Councilman Brown reveal new youth program
In an attempt to improve communication between the Vallejo’s youth and police, the department and Vallejo Councilman Hakeem Brown unveiled a new youth outreach initiative, modeled after the Denver Police Department’s successful youth program.
Also partnering with the Vallejo City Unified School District, police will host forums between officers and youth “to ensure future encounters result in less trauma, less distrust, and less escalation toward violence,” according to a VPD press release.
“This is a program that Richard Fisher and I created modeled on a Denver program to help our youth understand their constitutional rights when they come in contact with our officers, educate our officers on adolescent development, de-escalation techniques, and how police behaviors and actions impact the response of a youth,” Brown wrote on his Facebook page announcing the new program.
Officers will receive training from curriculum obtained from the Connecticut Juvenile Justice Advisory Committee, officials said in the same news release.
“The curriculum focuses on how adolescents think, the lens through which they may see the world, and how that may shape the way they act when approached by the police,” they explained.
Denver police will provide a three-day’ train-the-trainer’ for at least 10 Vallejo police officers,
and members from BART and Oakland police departments, acting Vallejo Police Capt. Jason Potts confirmed in a separate interview with the TimesHerald.
He said 50 youths are expected to participate in the program.
“Our officers are looking forward to engaging with our youth. Those non-enforcement contacts are invaluable to increasing trust and understanding,” Potts added. “We are confident it will be achieved.”
According to Denver’s Office of the Independent Monitor, 631 youth and 38 Denver police officers participated in the program in 2018, which began as a pilot program in 2015.
“This lack of trust means that youth are often scared of and unwilling to cooperate with police, causing many police contacts, however minor, to escalate into confrontations or arrests due to misunderstandings and fear between young people and police officers,” a report from the Denver’s Office of the Independent Monitor reads.
Participants in Vallejo’s program are expected to explore the role of trauma in their lives and “learn tools to more effectively manage that trauma,” the same VPD news release states.

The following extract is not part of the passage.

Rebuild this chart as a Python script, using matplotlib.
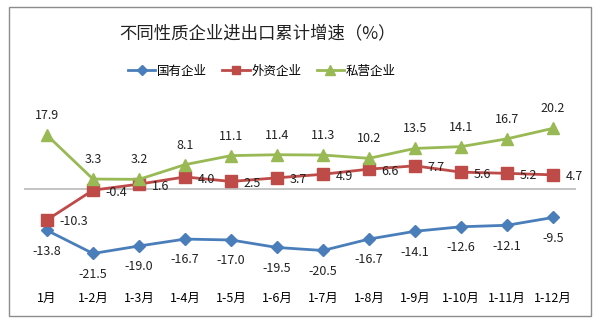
import matplotlib.pyplot as plt
from matplotlib.patches import Rectangle

plt.rcParams['font.family'] = ['Noto Sans CJK SC', 'DejaVu Sans']

months = ['1月', '1-2月', '1-3月', '1-4月', '1-5月', '1-6月',
          '1-7月', '1-8月', '1-9月', '1-10月', '1-11月', '1-12月']
state = [-13.8, -21.5, -19.0, -16.7, -17.0, -19.5, -20.5, -16.7, -14.1, -12.6, -12.1, -9.5]
foreign = [-10.3, -0.4, 1.6, 4.0, 2.5, 3.7, 4.9, 6.6, 7.7, 5.6, 5.2, 4.7]
private = [17.9, 3.3, 3.2, 8.1, 11.1, 11.4, 11.3, 10.2, 13.5, 14.1, 16.7, 20.2]

blue = '#4A7EBB'
red = '#BE4B48'
green = '#98B954'

W, H = 600, 325
fig = plt.figure(figsize=(6, 3.25), dpi=100)
fig.patches.append(Rectangle((9 / W, 1 - 316 / H), 582 / W, 309 / H,
                             transform=fig.transFigure, fill=False,
                             edgecolor='#8C8C8C', linewidth=1))

ax = fig.add_axes([24 / W, 55 / H, 552 / W, 175 / H])
x = list(range(len(months)))

ax.axhline(0, color='#BFBFBF', linewidth=1.3, zorder=1)
l1, = ax.plot(x, state, color=blue, lw=2, marker='D', ms=6.5, label='国有企业', zorder=3)
l2, = ax.plot(x, foreign, color=red, lw=2, marker='s', ms=8, label='外资企业', zorder=3)
l3, = ax.plot(x, private, color=green, lw=2, marker='^', ms=8.5, label='私营企业', zorder=3)

for i in x:
    ax.annotate('%.1f' % state[i], (i, state[i]), xytext=(0, -15), textcoords='offset points',
                ha='center', va='center', fontsize=9, color='#222222')
    ax.annotate('%.1f' % foreign[i], (i, foreign[i]), xytext=(9, -1.5), textcoords='offset points',
                ha='left', va='center', fontsize=9, color='#222222')
    ax.annotate('%.1f' % private[i], (i, private[i]), xytext=(0, 14), textcoords='offset points',
                ha='center', va='center', fontsize=9, color='#222222')

ax.set_xlim(-0.5, 11.5)
ax.set_ylim(-27, 31.3)
ax.set_xticks(x)
ax.set_xticklabels(months, fontsize=9)
ax.tick_params(axis='x', length=0, pad=16)
ax.set_yticks([])
for s in ax.spines.values():
    s.set_visible(False)

fig.text(258 / W, 1 - 33 / H, '不同性质企业进出口累计增速（%）', ha='center', va='center',
         fontsize=12.5, color='#222222')
leg = fig.legend(handles=[l1, l2, l3], loc='center', bbox_to_anchor=(262 / W, 1 - 71 / H),
                 ncol=3, frameon=False, fontsize=9, handlelength=2.2, columnspacing=1.2,
                 handletextpad=0.15, markerscale=0.8)

fig.savefig('out.png', dpi=100)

“Facilitators also intend to provide participants with a space to gain empathy and self awareness through the context of youth and officer experiences,” it says. “The goal is to improve outcomes by equipping participants with tools to ensure future encounters result in less trauma, less distrust, and less escalation towards violence.”
Brown said in a statement to the Times-Herald that he will continue to make positive changes in the city of Vallejo.
“As a father, nothing is more important to me than keeping our schools and young people safe,” Brown said. “I am encouraged that our new Chief of Police recognizes that gang and drug prevention programs and a more effective, community and constituentbased approach is important to the Vallejo community. I couldn’t be more pleased that my vision for a strong youth and community policing model is being launched.”
A community meeting is scheduled from 5:30 to 7 p.m., March 20, inside the Vallejo Room, located on the 1st Floor of the John F. Kennedy Public Library, 505 Santa Clara St.
All interested community members are encouraged to attend.